Life after divorce as a newly single over-60 adult

Life after divorce as a newly single over-60 adult

| Feb 14, 2020 | Divorce

According to the Pew Research Center, 34% of couples married over 30 years found themselves going through a “gray” divorce. Reportedly, 12% of the couples surveyed noted a married life of at least 40 years.

Entering retirement as a single individual in Florida has become more acceptable with changing trends in the workforce, longevity and health care. Active Sunshine State senior citizens may take on a new part-time job, start a business or discover new hobbies they can enjoy. Several dating communities that focus on older adults meeting and building new relationships have grown in popularity.

Many individuals may need to request financial support from an ex-spouse to live the lifestyle they envision. Proceeds from an ex-spouse’s retirement fund or pension plan may provide the necessary financial means. By requesting a qualified domestic relations order from the fund’s administrator, a spouse may request the court to divide a 401(k) or pension plan. An individual might receive a percentage or lump sum based on the fund’s equity value.

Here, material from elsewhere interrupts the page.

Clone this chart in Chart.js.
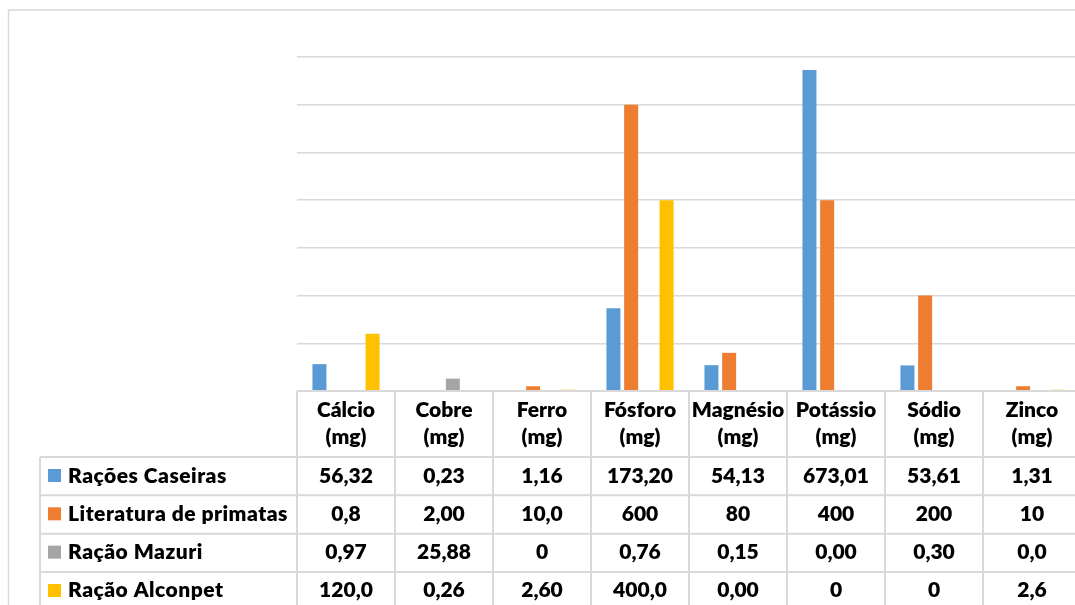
<!DOCTYPE html>
<html lang="pt">
<head>
<meta charset="utf-8">
<title>Minerais nas rações</title>
<script src="https://cdn.jsdelivr.net/npm/chart.js@4/dist/chart.umd.min.js"></script>
<style>
  html, body { margin: 0; padding: 0; background: #fff; overflow: hidden; }
  #wrap { position: relative; width: 1090px; height: 605px; }
</style>
</head>
<body>
<div id="wrap"><canvas id="chart"></canvas></div>
<script>
// Nutrients (columns of the data table) and their unit
const nutrients = ['Cálcio', 'Cobre', 'Ferro', 'Fósforo', 'Magnésio', 'Potássio', 'Sódio', 'Zinco'];
const unit = '(mg)';

// Series
const seriesNames = ['Rações Caseiras', 'Literatura de primatas', 'Ração Mazuri', 'Ração Alconpet'];
const racoesCaseiras     = [56.32, 0.23, 1.16, 173.20, 54.13, 673.01, 53.61, 1.31];
const literaturaPrimatas = [0.8, 2.00, 10.0, 600, 80, 400, 200, 10];
const racaoMazuri        = [0.97, 25.88, 0, 0.76, 0.15, 0.00, 0.30, 0.0];
const racaoAlconpet      = [120.0, 0.26, 2.60, 400.0, 0.00, 0, 0, 2.6];

// Decimal places printed in the data table for each series
const casasCaseiras   = [2, 2, 2, 2, 2, 2, 2, 2];
const casasLiteratura = [1, 2, 1, 0, 0, 0, 0, 0];
const casasMazuri     = [2, 2, 0, 2, 2, 2, 2, 1];
const casasAlconpet   = [1, 2, 2, 1, 2, 0, 0, 1];

// Value axis (labels hidden, gridlines only)
const yMin = 0, yMax = 700, yStep = 100;

const seriesColors = ['#5B9BD5', '#ED7D31', '#A5A5A5', '#FFC000'];
const LINE = '#d9d9d9';
const FONT = '800 21px Lato';

function fmt(v, casas) {
  return v.toFixed(casas).replace('.', ',');
}

const seriesValues = [racoesCaseiras, literaturaPrimatas, racaoMazuri, racaoAlconpet];
const seriesCasas = [casasCaseiras, casasLiteratura, casasMazuri, casasAlconpet];

// Draws the outer frame and the data table under the plot
const dataTable = {
  id: 'dataTable',
  beforeDraw(chart) {
    const ctx = chart.ctx;
    ctx.save();
    ctx.strokeStyle = LINE;
    ctx.lineWidth = 1.5;
    ctx.beginPath();
    ctx.moveTo(8.5, chart.height);
    ctx.lineTo(8.5, 10);
    ctx.lineTo(chart.width, 10);
    ctx.stroke();
    ctx.restore();
  },
  afterDraw(chart) {
    const { ctx, chartArea: a, scales: { x } } = chart;
    const n = chart.data.labels.length;
    const cw = (a.right - a.left) / n;
    const headerH = 66, rowH = 38.33, legendLeft = 40;
    const top = a.bottom, rowsTop = top + headerH;

    ctx.save();
    ctx.strokeStyle = LINE;
    ctx.lineWidth = 2;
    ctx.beginPath();
    ctx.moveTo(a.left, top); ctx.lineTo(a.right, top);
    for (let r = 0; r <= chart.data.datasets.length; r++) {
      const y = rowsTop + r * rowH;
      ctx.moveTo(legendLeft, y); ctx.lineTo(a.right, y);
    }
    for (let i = 0; i <= n; i++) {
      const xx = a.left + i * cw;
      ctx.moveTo(xx, top); ctx.lineTo(xx, chart.height);
    }
    ctx.moveTo(legendLeft, rowsTop); ctx.lineTo(legendLeft, chart.height);
    ctx.stroke();

    // Column headers
    ctx.fillStyle = '#000';
    ctx.font = FONT;
    ctx.textAlign = 'center';
    ctx.textBaseline = 'alphabetic';
    chart.data.labels.forEach((lab, i) => {
      const cx = x.getPixelForValue(i);
      ctx.fillText(lab[0], cx, top + 26);
      ctx.fillText(lab[1], cx, top + 53);
    });

    // Rows: legend key, series name, values
    chart.data.datasets.forEach((ds, r) => {
      const y0 = rowsTop + r * rowH;
      ctx.fillStyle = ds.backgroundColor;
      ctx.fillRect(48, y0 + 12, 13, 13);
      ctx.fillStyle = '#000';
      ctx.textAlign = 'left';
      ctx.letterSpacing = '0.5px';
      ctx.fillText(ds.label, 68, y0 + 25.5);
      ctx.letterSpacing = '0px';
      ctx.textAlign = 'center';
      ds.data.forEach((v, i) => {
        ctx.fillText(fmt(v, seriesCasas[r][i]), x.getPixelForValue(i), y0 + 25.5);
      });
    });
    ctx.restore();
  }
};

const datasets = seriesNames.map((name, k) => ({
  label: name,
  data: seriesValues[k],
  backgroundColor: seriesColors[k],
  borderWidth: 0,
  barPercentage: 0.79,
  categoryPercentage: 0.7227
}));

new Chart(document.getElementById('chart'), {
  type: 'bar',
  data: {
    labels: nutrients.map(nm => [nm, unit]),
    datasets
  },
  options: {
    responsive: true,
    maintainAspectRatio: false,
    animation: false,
    layout: { padding: { top: 57, left: 297, right: 9, bottom: 214 } },
    plugins: {
      legend: { display: false },
      tooltip: { enabled: false }
    },
    scales: {
      x: { display: false },
      y: {
        min: yMin,
        max: yMax,
        ticks: { display: false, stepSize: yStep },
        grid: { color: LINE, lineWidth: 1.5, drawTicks: false },
        border: { display: false }
      }
    }
  },
  plugins: [dataTable]
});
</script>
</body>
</html>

During a divorce, a spouse may require regular financial payments or alimony to provide for a comfortable living. When negotiating the amount of support, a family court judge may determine how much is reasonably necessary based on the length of the marriage and each spouse’s age and health. Insurance and other benefits may also become part of a divorce settlement.

As reported by MarketWatch, individuals over the age of 60 who live alone spend about 11 hours by themselves each day. A newly divorced individual may overcome unexpected feelings of loneliness by joining shared-interest groups, exercising and meeting new friends. Doing so can help prevent social isolation and lessen the chance of negative feelings affecting their new life.